# Written task
Each line containing the word "Apache" should be found and copied.

═════ The data

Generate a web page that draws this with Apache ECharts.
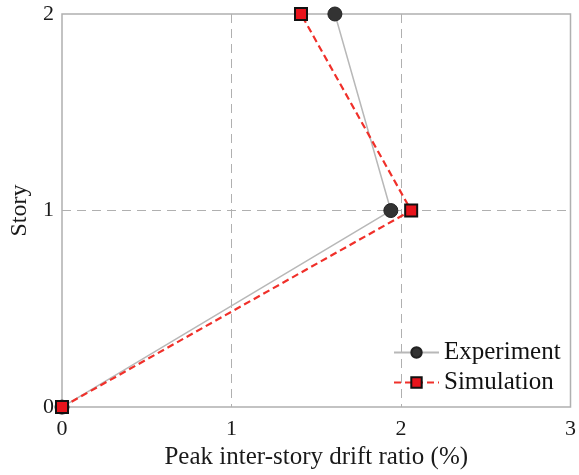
<!DOCTYPE html>
<html><head><meta charset="utf-8">
<script src="https://cdn.jsdelivr.net/npm/echarts@6/dist/echarts.min.js"></script>
<style>html,body{margin:0;padding:0;background:#fff}#c{width:579px;height:475px}</style>
</head><body><div id="c"></div>
<script>
const stories = [0, 1, 2];
const experiment = [0, 1.94, 1.61];
const simulation = [0, 2.06, 1.41];
const xTicks = [0, 1, 2, 3];
const yTicks = [0, 1, 2];

const font = 'Liberation Serif';
const chart = echarts.init(document.getElementById('c'));
chart.setOption({
  animation: false,
  grid: {left: 61, top: 14, right: 4, bottom: 65, show: true, borderColor: '#b0b0b0', borderWidth: 1.5, backgroundColor: 'transparent'},
  xAxis: {
    type: 'value', min: 0, max: 3, interval: 1,
    name: 'Peak inter-story drift ratio (%)', nameLocation: 'middle', nameGap: 35,
    nameTextStyle: {fontFamily: font, fontSize: 25, color: '#1a1a1a'},
    axisLine: {show: false}, axisTick: {show: false},
    axisLabel: {fontFamily: font, fontSize: 22, color: '#1a1a1a', margin: 11},
    splitLine: {show: true, showMinLine: false, showMaxLine: false, lineStyle: {type: [9, 6], color: '#b0b0b0', width: 1}}
  },
  yAxis: {
    type: 'value', min: 0, max: 2, interval: 1,
    name: 'Story', nameLocation: 'middle', nameGap: 30,
    nameTextStyle: {fontFamily: font, fontSize: 24, color: '#1a1a1a'},
    axisLine: {show: false}, axisTick: {show: false},
    axisLabel: {fontFamily: font, fontSize: 22, color: '#1a1a1a', margin: 8},
    splitLine: {show: true, showMinLine: false, showMaxLine: false, lineStyle: {type: [9, 6], color: '#b0b0b0', width: 1}}
  },
  legend: {
    orient: 'vertical', left: 393, top: 340, padding: 0, itemGap: 5, itemWidth: 45, itemHeight: 13,
    textStyle: {fontFamily: font, fontSize: 25, color: '#111'},
    data: ['Experiment', 'Simulation']
  },
  series: [
    {
      name: 'Experiment', type: 'line',
      data: experiment.map((v, i) => [v, stories[i]]),
      symbol: 'circle', symbolSize: 14,
      itemStyle: {color: '#333', borderColor: '#222', borderWidth: 1},
      lineStyle: {color: '#b8b8b8', width: 1.5},
      z: 3
    },
    {
      name: 'Simulation', type: 'line',
      data: simulation.map((v, i) => [v, stories[i]]),
      symbol: 'rect', symbolSize: 12,
      itemStyle: {color: '#e8141c', borderColor: '#111', borderWidth: 2},
      lineStyle: {color: '#f0302a', width: 2.2, type: [7, 4]},
      z: 4
    }
  ]
});
</script></body></html>
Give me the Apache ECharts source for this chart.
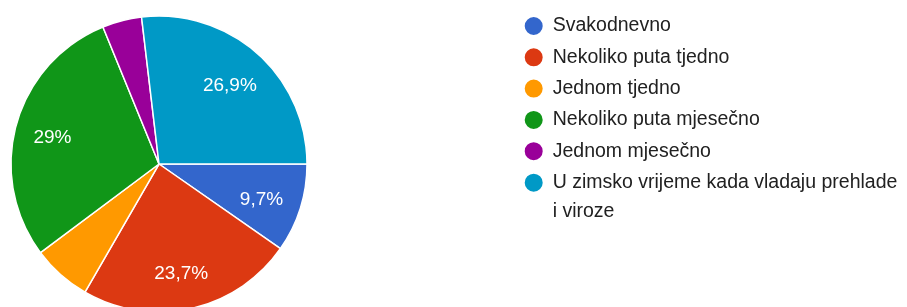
<!DOCTYPE html>
<html>
<head>
<meta charset="utf-8">
<script src="https://cdn.jsdelivr.net/npm/echarts@6/dist/echarts.min.js"></script>
<style>
  html, body { margin: 0; padding: 0; background: #fff; }
  #chart { width: 907px; height: 307px; }
</style>
</head>
<body>
<div id="chart"></div>
<script>
// odgovori (broj ispitanika po kategoriji)
const categories = [
    "Svakodnevno",
    "Nekoliko puta tjedno",
    "Jednom tjedno",
    "Nekoliko puta mjesečno",
    "Jednom mjesečno",
    "U zimsko vrijeme kada vladaju prehlade i viroze"
];
const counts = [9, 22, 6, 27, 4, 25];
const colors = ["#3366cc", "#dc3912", "#ff9900", "#109618", "#990099", "#0099c6"];

const total = counts.reduce((a, b) => a + b, 0);

// 23.7 -> "23,7%", 29.0 -> "29%"
function fmtPct(v) {
    let p = Math.round(v / total * 1000) / 10;
    return String(p).replace(".", ",") + "%";
}

const pieData = categories.map((name, i) => ({
    name: name,
    value: counts[i],
    itemStyle: { color: colors[i] }
}));

const legendText = {
    fontFamily: "Arial",
    fontSize: 19.5,
    lineHeight: 29,
    color: "#212121"
};

const myChart = echarts.init(document.getElementById("chart"), null, { renderer: "canvas" });

myChart.setOption({
    animation: false,
    legend: [
        {
            orient: "vertical",
            left: 522.7,
            top: 11.5,
            padding: 0,
            icon: "circle",
            itemWidth: 28,
            itemHeight: 20,
            itemGap: 2.3,
            selectedMode: false,
            data: categories.slice(0, 5),
            textStyle: legendText
        },
        {
            // zadnja stavka ide u dva reda, ikona uz prvi red
            // (prazan red gore da tekst ne bude centriran na ikonu)
            orient: "vertical",
            left: 522.7,
            top: 139.2,
            padding: 0,
            icon: "circle",
            itemWidth: 28,
            itemHeight: 20,
            selectedMode: false,
            data: categories.slice(5),
            formatter: name => "\n" + name.replace(" prehlade ", " prehlade\n"),
            textStyle: legendText
        }
    ],
    series: [
        {
            type: "pie",
            center: [159, 164],
            radius: [0, 148],
            startAngle: 0,
            clockwise: true,
            silent: true,
            data: pieData,
            itemStyle: { borderColor: "#fff", borderWidth: 1.5 },
            label: { show: false },
            labelLine: { show: false }
        },
        {
            // samo za postotke, malo dalje od sredine
            type: "pie",
            center: [159, 164],
            radius: [64, 148],
            startAngle: 0,
            clockwise: true,
            silent: true,
            data: categories.map((name, i) => ({ name: name, value: counts[i] })),
            itemStyle: { color: "rgba(0,0,0,0)", borderWidth: 0 },
            label: {
                show: true,
                position: "inside",
                offset: [-1.5, 3],
                fontFamily: "Arial",
                fontSize: 19,
                color: "#fff",
                formatter: p => (p.value / total >= 0.08 ? fmtPct(p.value) : "")
            },
            labelLine: { show: false }
        }
    ]
});
</script>
</body>
</html>
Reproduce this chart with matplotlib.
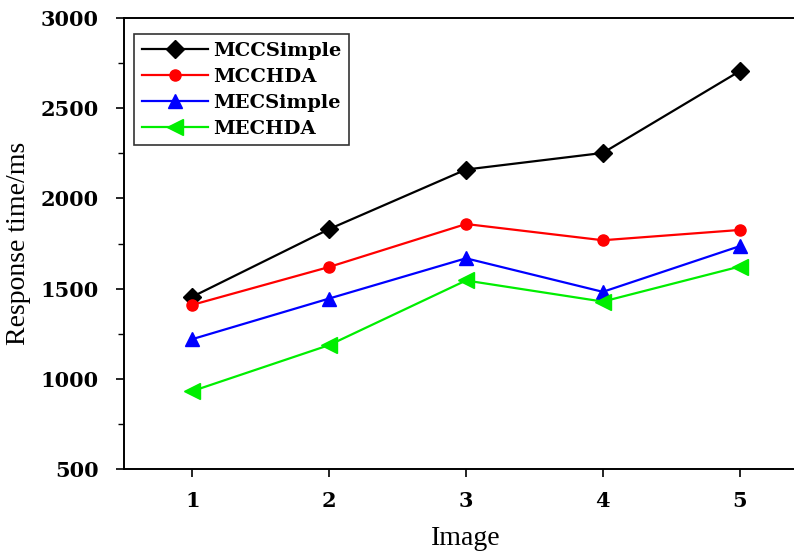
import matplotlib
matplotlib.use('Agg')
import matplotlib.pyplot as plt
from matplotlib.ticker import MultipleLocator

images = [1, 2, 3, 4, 5]
mcc_simple = [1455, 1830, 2160, 2252, 2705]
mcc_hda = [1410, 1620, 1858, 1768, 1825]
mec_simple = [1220, 1445, 1668, 1482, 1735]
mec_hda = [932, 1187, 1545, 1428, 1622]

series = [
    ('MCCSimple', mcc_simple, 'black', 'D', 9),
    ('MCCHDA', mcc_hda, 'red', 'o', 8),
    ('MECSimple', mec_simple, 'blue', '^', 10),
    ('MECHDA', mec_hda, '#00ee00', '<', 11),
]

plt.rcParams['font.family'] = ['Liberation Serif', 'DejaVu Serif']

fig = plt.figure(figsize=(7.94, 5.52), dpi=100)
W, H = 794, 552
# axes box in pixels: left 124, right beyond the image edge, top 18, bottom 469
ax = fig.add_axes([124 / W, (H - 469) / H, (808 - 124) / W, (469 - 18) / H])

for name, vals, col, mk, ms in series:
    ax.plot(images, vals, color=col, marker=mk, markersize=ms, linewidth=1.6,
            label=name, clip_on=False)

ax.set_xlim(0.5, 5.5)
ax.set_ylim(500, 3000)
ax.set_xticks(images)
ax.yaxis.set_major_locator(MultipleLocator(500))
ax.yaxis.set_minor_locator(MultipleLocator(250))
ax.tick_params(axis='both', which='major', direction='out', length=6, width=1.2)
ax.tick_params(axis='y', which='minor', direction='out', length=4, width=1.0)
for lab in ax.get_xticklabels() + ax.get_yticklabels():
    lab.set_fontweight('bold')
    lab.set_fontsize(15)
    lab.set_family(['DejaVu Serif'])
ax.tick_params(axis='x', pad=10)
ax.tick_params(axis='y', pad=12)
for sp in ax.spines.values():
    sp.set_linewidth(1.4)

ax.set_xlabel('Image', fontsize=20)
ax.xaxis.set_label_coords(0.5, -0.155)
ax.xaxis.label.set_va('center')
ax.set_ylabel('Response time/ms', fontsize=20)
ax.yaxis.set_label_coords(-0.136, 0.5)

leg = ax.legend(loc='upper left', bbox_to_anchor=(0.0, 0.985), frameon=True,
                fancybox=False, edgecolor='black', handlelength=3.4,
                prop={'family': 'DejaVu Serif', 'weight': 'bold', 'size': 14},
                labelspacing=0.4, borderpad=0.4, handletextpad=0.3)
leg.get_frame().set_linewidth(1.2)

fig.savefig('out.png', dpi=100)
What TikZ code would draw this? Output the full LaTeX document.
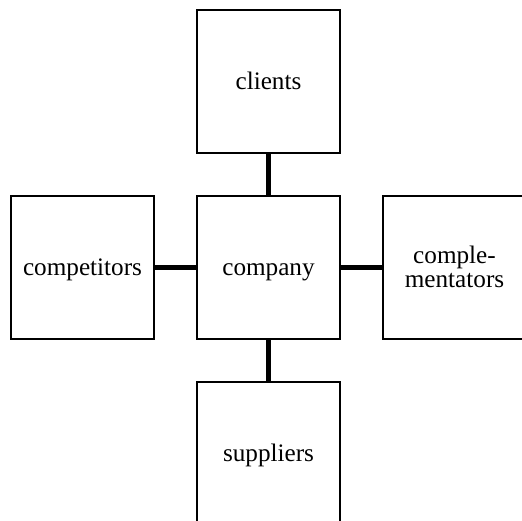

══════════

# Reply to the exercise
Generate a web page that draws this with Apache ECharts.
Give me the Apache ECharts source for this chart.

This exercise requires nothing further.